● Task input

***

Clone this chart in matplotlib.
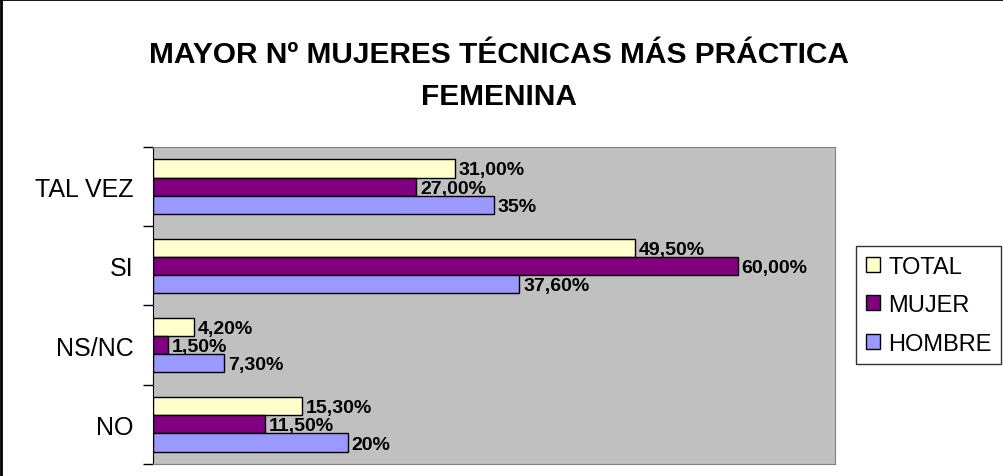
import numpy as np
import matplotlib.pyplot as plt
from matplotlib.lines import Line2D

categories = ["NO", "NS/NC", "SI", "TAL VEZ"]
series = ["TOTAL", "MUJER", "HOMBRE"]
total = [15.3, 4.2, 49.5, 31.0]
mujer = [11.5, 1.5, 60.0, 27.0]
hombre = [20.0, 7.3, 37.6, 35.0]
labels_total = ["15,30%", "4,20%", "49,50%", "31,00%"]
labels_mujer = ["11,50%", "1,50%", "60,00%", "27,00%"]
labels_hombre = ["20%", "7,30%", "37,60%", "35%"]
colors = ["#FFFFCC", "#800080", "#9999FF"]

plt.rcParams['font.family'] = ['Liberation Sans', 'DejaVu Sans']

fig = plt.figure(figsize=(10.04, 4.77), dpi=100)
ax = fig.add_axes([0.1524, 0.0252, 0.6793, 0.6645])
ax.set_facecolor("#C0C0C0")

y = np.arange(len(categories))
h = 0.23
vals = [total, mujer, hombre]
labs = [labels_total, labels_mujer, labels_hombre]
offs = [h, 0, -h]
for v, l, c, o, name in zip(vals, labs, colors, offs, series):
    ax.barh(y + o, v, height=h, color=c, edgecolor="black", linewidth=1, label=name)
    for yi, vi, li in zip(y, v, l):
        ax.text(vi + 0.4, yi + o - 0.02, li, va="center", ha="left",
                fontsize=14, fontweight="bold")

ax.set_xlim(0, 70)
ax.set_ylim(-0.5, 3.5)
ax.set_xticks([])
ax.set_yticks(np.arange(-0.5, 4, 1))
ax.set_yticklabels([])
ax.tick_params(axis="y", which="major", length=7, width=1, direction="out")
ax.set_yticks(y, minor=True)
ax.set_yticklabels(categories, minor=True, fontsize=18)
ax.tick_params(axis="y", which="minor", length=0, pad=14)
for s in ["top", "right", "bottom"]:
    ax.spines[s].set_color("#808080")
ax.spines["left"].set_color("black")

fig.text(0.497, 0.84, "MAYOR Nº MUJERES TÉCNICAS MÁS PRÁCTICA\nFEMENINA",
         ha="center", va="center", fontsize=21.5, fontweight="bold", linespacing=1.65)

leg = fig.legend(loc="upper left", bbox_to_anchor=(0.853, 0.482), fontsize=17,
                 frameon=True, fancybox=False, edgecolor="black",
                 handlelength=0.6, handleheight=0.6, handletextpad=0.35,
                 labelspacing=0.7, borderpad=0.4, borderaxespad=0)
leg.get_frame().set_linewidth(1)

fig.add_artist(Line2D([0.001, 0.001], [0, 1], transform=fig.transFigure,
                      color="black", linewidth=2))
fig.add_artist(Line2D([0, 1], [0.999, 0.999], transform=fig.transFigure,
                      color="black", linewidth=2))

fig.savefig("out.png", dpi=100)
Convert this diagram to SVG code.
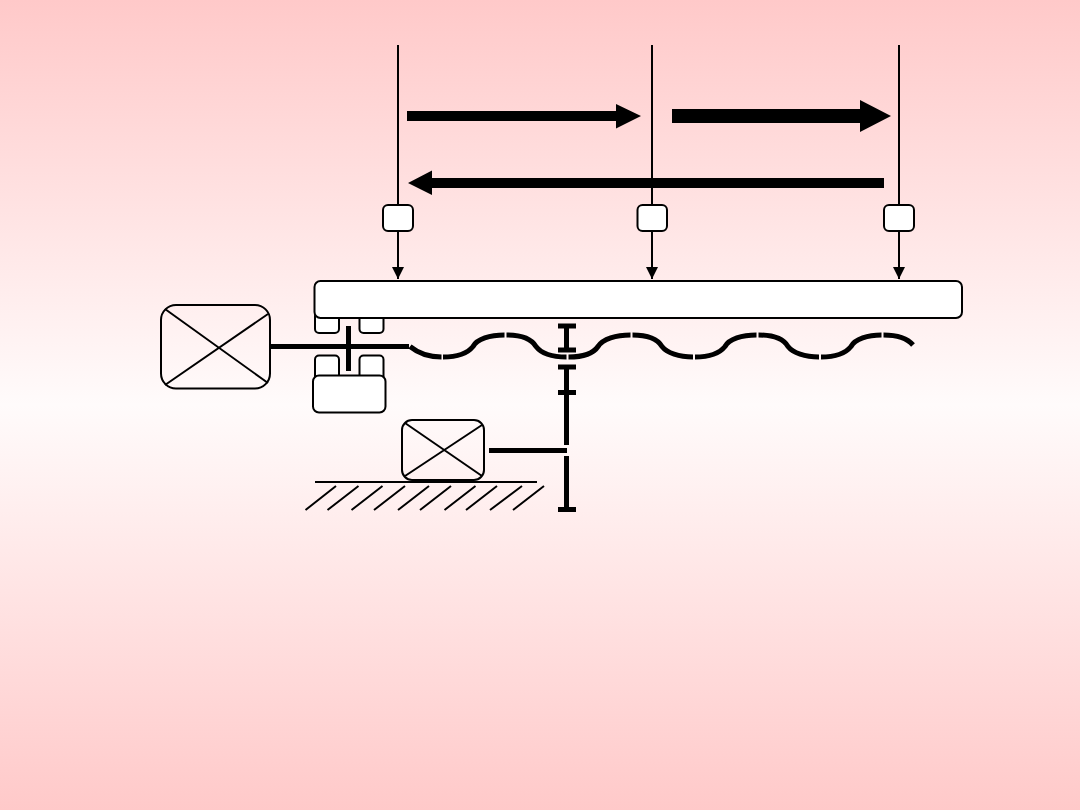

***

● Exercise aim
Take the entries shown above and quote them verbatim, passing over the pictures.

● Correct answer
Clone this chart in matplotlib.
import numpy as np
import matplotlib.pyplot as plt
from matplotlib.lines import Line2D

categories = ["NO", "NS/NC", "SI", "TAL VEZ"]
series = ["TOTAL", "MUJER", "HOMBRE"]
total = [15.3, 4.2, 49.5, 31.0]
mujer = [11.5, 1.5, 60.0, 27.0]
hombre = [20.0, 7.3, 37.6, 35.0]
labels_total = ["15,30%", "4,20%", "49,50%", "31,00%"]
labels_mujer = ["11,50%", "1,50%", "60,00%", "27,00%"]
labels_hombre = ["20%", "7,30%", "37,60%", "35%"]
colors = ["#FFFFCC", "#800080", "#9999FF"]

plt.rcParams['font.family'] = ['Liberation Sans', 'DejaVu Sans']

fig = plt.figure(figsize=(10.04, 4.77), dpi=100)
ax = fig.add_axes([0.1524, 0.0252, 0.6793, 0.6645])
ax.set_facecolor("#C0C0C0")

y = np.arange(len(categories))
h = 0.23
vals = [total, mujer, hombre]
labs = [labels_total, labels_mujer, labels_hombre]
offs = [h, 0, -h]
for v, l, c, o, name in zip(vals, labs, colors, offs, series):
    ax.barh(y + o, v, height=h, color=c, edgecolor="black", linewidth=1, label=name)
    for yi, vi, li in zip(y, v, l):
        ax.text(vi + 0.4, yi + o - 0.02, li, va="center", ha="left",
                fontsize=14, fontweight="bold")

ax.set_xlim(0, 70)
ax.set_ylim(-0.5, 3.5)
ax.set_xticks([])
ax.set_yticks(np.arange(-0.5, 4, 1))
ax.set_yticklabels([])
ax.tick_params(axis="y", which="major", length=7, width=1, direction="out")
ax.set_yticks(y, minor=True)
ax.set_yticklabels(categories, minor=True, fontsize=18)
ax.tick_params(axis="y", which="minor", length=0, pad=14)
for s in ["top", "right", "bottom"]:
    ax.spines[s].set_color("#808080")
ax.spines["left"].set_color("black")

fig.text(0.497, 0.84, "MAYOR Nº MUJERES TÉCNICAS MÁS PRÁCTICA\nFEMENINA",
         ha="center", va="center", fontsize=21.5, fontweight="bold", linespacing=1.65)

leg = fig.legend(loc="upper left", bbox_to_anchor=(0.853, 0.482), fontsize=17,
                 frameon=True, fancybox=False, edgecolor="black",
                 handlelength=0.6, handleheight=0.6, handletextpad=0.35,
                 labelspacing=0.7, borderpad=0.4, borderaxespad=0)
leg.get_frame().set_linewidth(1)

fig.add_artist(Line2D([0.001, 0.001], [0, 1], transform=fig.transFigure,
                      color="black", linewidth=2))
fig.add_artist(Line2D([0, 1], [0.999, 0.999], transform=fig.transFigure,
                      color="black", linewidth=2))

fig.savefig("out.png", dpi=100)
Convert this diagram to SVG code.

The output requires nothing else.